Your task - Go through the records and extract every line with the word "this".

Supplied data -

-- Begin --

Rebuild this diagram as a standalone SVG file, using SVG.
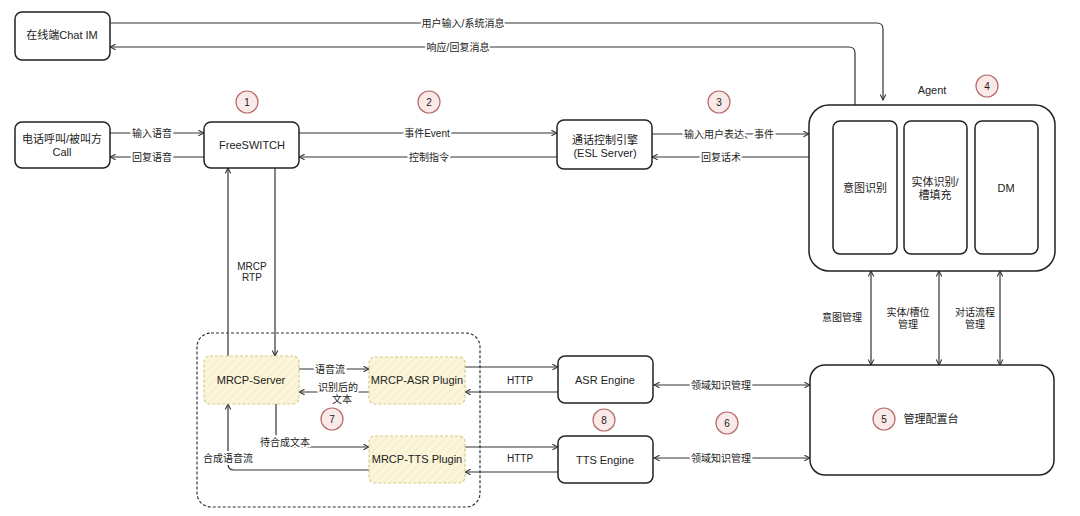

-- End --
-- Begin --

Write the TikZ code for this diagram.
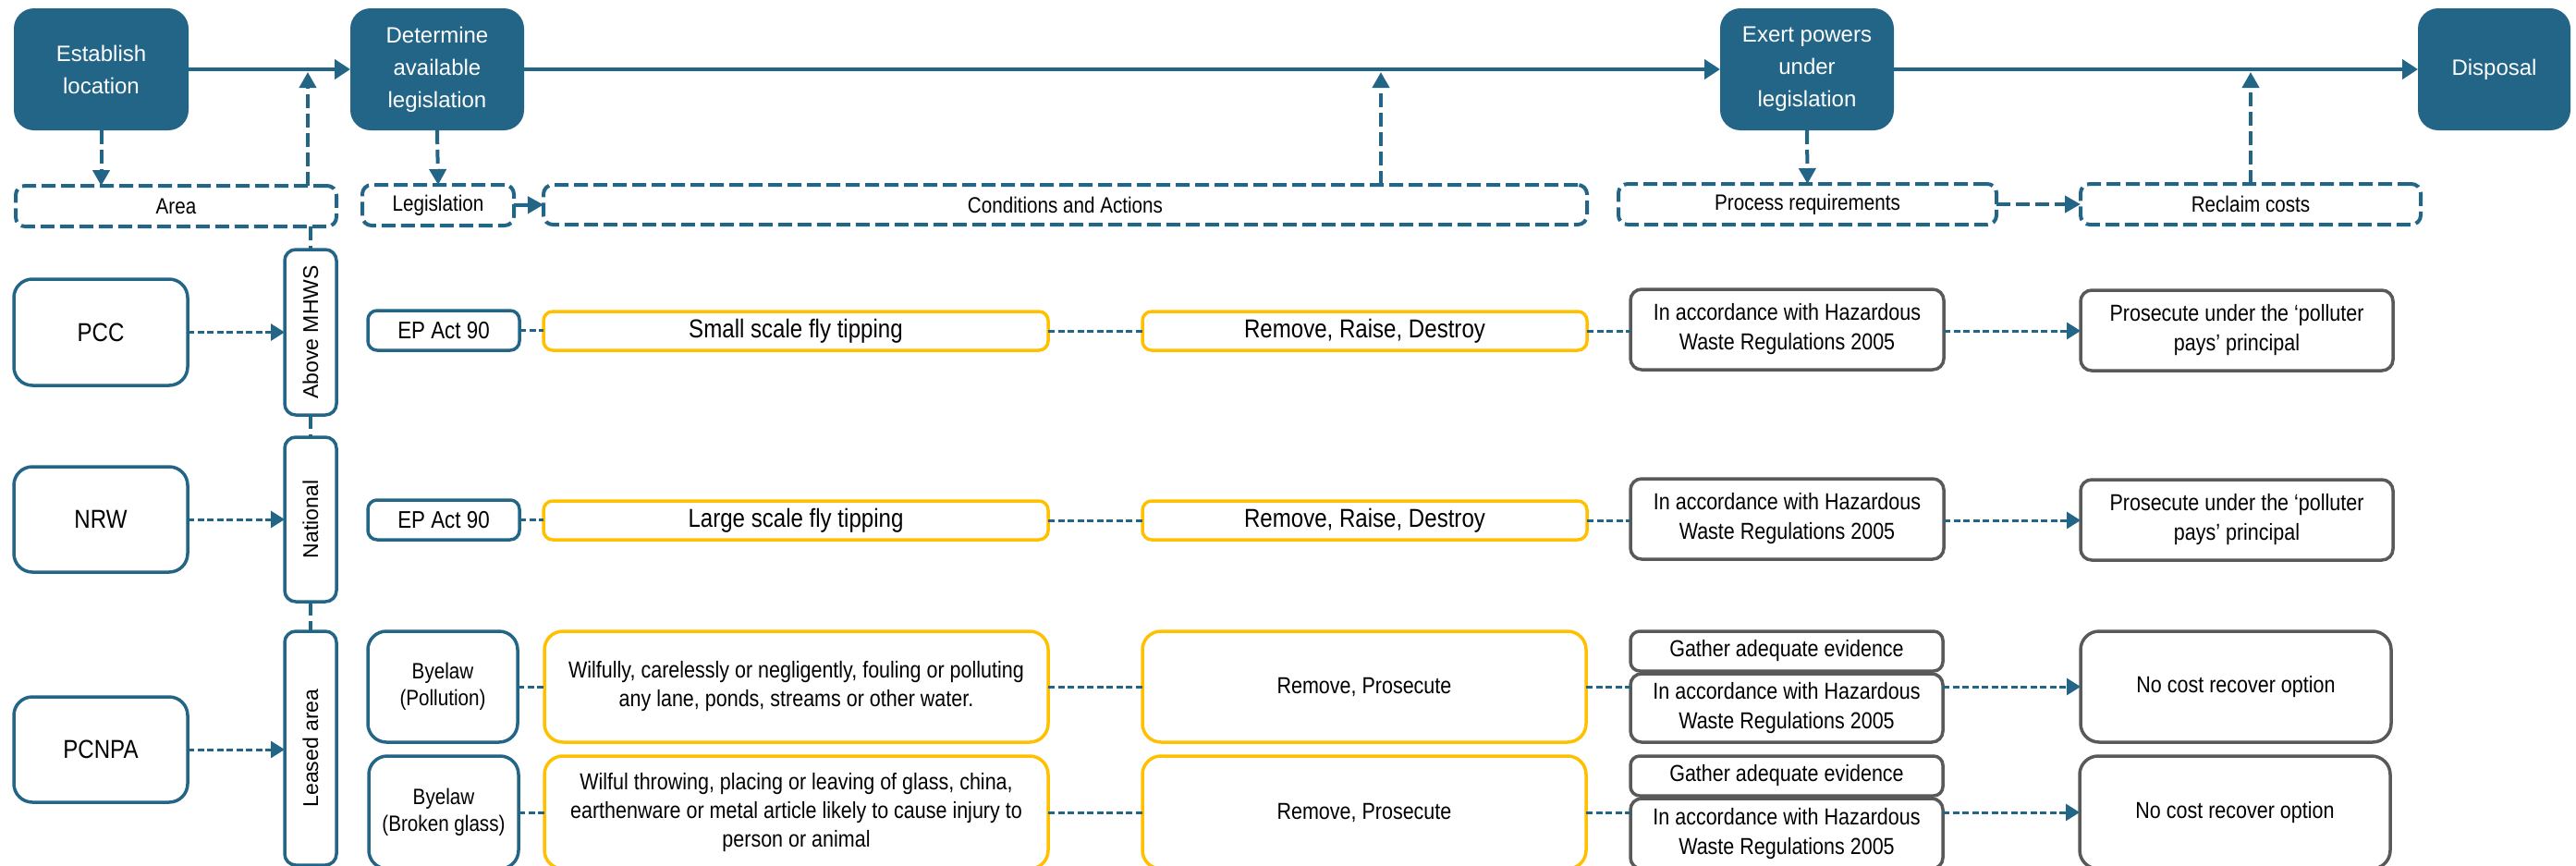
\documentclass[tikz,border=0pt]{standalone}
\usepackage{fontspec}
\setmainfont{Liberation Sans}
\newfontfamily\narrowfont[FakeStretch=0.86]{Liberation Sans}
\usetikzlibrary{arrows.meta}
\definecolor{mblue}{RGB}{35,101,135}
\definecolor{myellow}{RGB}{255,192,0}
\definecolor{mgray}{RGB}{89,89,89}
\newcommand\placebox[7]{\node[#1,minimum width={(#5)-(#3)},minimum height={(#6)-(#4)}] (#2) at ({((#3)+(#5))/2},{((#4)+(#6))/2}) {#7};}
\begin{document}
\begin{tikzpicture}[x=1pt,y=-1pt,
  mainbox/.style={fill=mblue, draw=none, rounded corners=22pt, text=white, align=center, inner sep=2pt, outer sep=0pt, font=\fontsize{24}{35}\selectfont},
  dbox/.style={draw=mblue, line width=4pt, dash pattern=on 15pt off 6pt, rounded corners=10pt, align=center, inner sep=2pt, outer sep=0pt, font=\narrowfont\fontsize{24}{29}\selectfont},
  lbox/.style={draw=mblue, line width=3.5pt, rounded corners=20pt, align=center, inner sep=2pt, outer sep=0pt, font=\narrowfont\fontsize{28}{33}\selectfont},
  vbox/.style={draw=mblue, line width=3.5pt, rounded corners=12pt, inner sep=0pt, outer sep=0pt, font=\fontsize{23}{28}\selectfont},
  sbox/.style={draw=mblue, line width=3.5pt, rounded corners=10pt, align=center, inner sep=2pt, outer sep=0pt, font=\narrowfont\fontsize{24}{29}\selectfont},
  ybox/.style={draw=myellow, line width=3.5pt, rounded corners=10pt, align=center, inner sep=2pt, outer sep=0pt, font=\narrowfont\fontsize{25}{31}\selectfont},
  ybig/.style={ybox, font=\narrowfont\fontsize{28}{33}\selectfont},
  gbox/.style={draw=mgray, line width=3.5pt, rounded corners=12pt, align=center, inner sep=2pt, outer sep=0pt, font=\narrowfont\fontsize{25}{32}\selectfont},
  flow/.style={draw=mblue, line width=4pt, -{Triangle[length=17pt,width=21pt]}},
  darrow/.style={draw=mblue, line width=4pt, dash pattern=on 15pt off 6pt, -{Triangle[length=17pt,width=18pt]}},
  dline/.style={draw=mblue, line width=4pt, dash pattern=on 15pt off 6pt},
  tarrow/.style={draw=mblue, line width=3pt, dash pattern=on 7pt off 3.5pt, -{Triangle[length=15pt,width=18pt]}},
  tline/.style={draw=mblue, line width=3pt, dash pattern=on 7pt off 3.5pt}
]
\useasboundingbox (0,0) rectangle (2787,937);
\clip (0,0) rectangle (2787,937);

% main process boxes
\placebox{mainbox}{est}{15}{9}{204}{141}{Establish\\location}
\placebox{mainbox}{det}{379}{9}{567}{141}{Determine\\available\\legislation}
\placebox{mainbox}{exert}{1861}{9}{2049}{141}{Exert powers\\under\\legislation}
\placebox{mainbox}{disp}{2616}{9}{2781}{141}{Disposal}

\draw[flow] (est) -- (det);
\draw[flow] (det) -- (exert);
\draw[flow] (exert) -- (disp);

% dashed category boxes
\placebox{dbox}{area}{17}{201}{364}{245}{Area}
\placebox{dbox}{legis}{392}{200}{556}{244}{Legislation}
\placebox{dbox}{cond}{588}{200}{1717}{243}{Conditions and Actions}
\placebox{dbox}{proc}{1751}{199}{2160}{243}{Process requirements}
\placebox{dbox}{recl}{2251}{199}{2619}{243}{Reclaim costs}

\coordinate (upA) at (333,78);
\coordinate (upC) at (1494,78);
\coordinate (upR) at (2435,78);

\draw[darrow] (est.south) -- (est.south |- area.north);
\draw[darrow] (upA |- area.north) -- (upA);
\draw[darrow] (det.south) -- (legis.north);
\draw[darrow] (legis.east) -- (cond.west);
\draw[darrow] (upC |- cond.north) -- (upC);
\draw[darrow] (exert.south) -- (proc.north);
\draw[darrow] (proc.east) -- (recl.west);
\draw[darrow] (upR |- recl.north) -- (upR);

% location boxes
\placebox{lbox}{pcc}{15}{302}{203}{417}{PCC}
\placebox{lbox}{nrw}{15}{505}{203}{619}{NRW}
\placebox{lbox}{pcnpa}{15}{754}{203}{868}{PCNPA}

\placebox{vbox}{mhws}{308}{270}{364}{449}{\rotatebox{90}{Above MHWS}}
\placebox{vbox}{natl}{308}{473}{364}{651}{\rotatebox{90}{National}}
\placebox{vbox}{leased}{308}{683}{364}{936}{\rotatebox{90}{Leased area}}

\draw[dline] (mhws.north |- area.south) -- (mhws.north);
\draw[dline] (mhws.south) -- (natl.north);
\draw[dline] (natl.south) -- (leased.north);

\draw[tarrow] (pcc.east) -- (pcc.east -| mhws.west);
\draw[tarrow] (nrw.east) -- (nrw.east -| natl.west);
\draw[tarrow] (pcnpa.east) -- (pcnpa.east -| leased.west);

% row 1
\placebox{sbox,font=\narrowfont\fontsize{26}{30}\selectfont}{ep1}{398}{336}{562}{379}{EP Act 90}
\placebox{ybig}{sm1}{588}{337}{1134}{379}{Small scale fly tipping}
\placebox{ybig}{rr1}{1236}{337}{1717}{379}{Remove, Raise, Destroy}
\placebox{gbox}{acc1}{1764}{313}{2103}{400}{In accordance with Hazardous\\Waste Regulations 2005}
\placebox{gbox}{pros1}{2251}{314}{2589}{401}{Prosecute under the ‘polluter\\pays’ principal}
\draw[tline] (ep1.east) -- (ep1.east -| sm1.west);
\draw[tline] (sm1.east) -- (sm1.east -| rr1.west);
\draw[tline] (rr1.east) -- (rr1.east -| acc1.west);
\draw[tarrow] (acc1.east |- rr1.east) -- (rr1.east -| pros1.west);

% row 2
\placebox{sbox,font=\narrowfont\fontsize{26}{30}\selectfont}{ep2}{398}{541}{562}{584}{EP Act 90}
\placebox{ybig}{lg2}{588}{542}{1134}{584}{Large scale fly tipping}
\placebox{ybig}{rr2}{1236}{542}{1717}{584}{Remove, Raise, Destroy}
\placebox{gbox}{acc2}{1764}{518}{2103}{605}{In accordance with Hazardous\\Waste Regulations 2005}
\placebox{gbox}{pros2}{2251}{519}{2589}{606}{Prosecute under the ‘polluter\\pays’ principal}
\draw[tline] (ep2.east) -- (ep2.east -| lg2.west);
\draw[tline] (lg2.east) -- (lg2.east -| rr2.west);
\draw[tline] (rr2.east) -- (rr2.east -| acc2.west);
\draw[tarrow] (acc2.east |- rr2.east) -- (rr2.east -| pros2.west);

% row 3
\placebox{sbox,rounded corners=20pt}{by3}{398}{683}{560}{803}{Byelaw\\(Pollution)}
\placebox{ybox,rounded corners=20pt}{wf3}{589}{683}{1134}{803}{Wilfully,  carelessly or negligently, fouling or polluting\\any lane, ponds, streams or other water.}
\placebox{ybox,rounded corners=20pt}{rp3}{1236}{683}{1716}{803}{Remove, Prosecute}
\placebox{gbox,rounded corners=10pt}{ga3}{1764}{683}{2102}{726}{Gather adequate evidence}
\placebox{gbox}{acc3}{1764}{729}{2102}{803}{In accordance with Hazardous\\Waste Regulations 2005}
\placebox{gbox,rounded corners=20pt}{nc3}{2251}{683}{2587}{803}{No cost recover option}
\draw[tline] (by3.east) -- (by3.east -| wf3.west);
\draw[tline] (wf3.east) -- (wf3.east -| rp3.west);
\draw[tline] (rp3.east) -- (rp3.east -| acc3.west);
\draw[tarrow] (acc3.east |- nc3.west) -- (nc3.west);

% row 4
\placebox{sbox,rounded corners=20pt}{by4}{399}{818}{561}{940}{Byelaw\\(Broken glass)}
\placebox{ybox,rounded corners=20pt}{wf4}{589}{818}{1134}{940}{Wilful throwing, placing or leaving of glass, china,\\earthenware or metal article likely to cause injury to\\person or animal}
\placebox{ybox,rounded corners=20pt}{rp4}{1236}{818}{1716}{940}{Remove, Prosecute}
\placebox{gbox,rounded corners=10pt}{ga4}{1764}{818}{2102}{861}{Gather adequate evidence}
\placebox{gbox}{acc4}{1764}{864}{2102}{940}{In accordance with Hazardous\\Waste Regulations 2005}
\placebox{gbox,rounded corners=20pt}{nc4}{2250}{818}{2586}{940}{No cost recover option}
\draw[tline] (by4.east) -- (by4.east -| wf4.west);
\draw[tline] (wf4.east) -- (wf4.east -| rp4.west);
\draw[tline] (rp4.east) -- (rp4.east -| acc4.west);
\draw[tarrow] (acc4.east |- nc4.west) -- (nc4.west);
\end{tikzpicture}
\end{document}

-- End --

The output -
Rebuild this diagram as a standalone SVG file, using SVG.
Write the TikZ code for this diagram.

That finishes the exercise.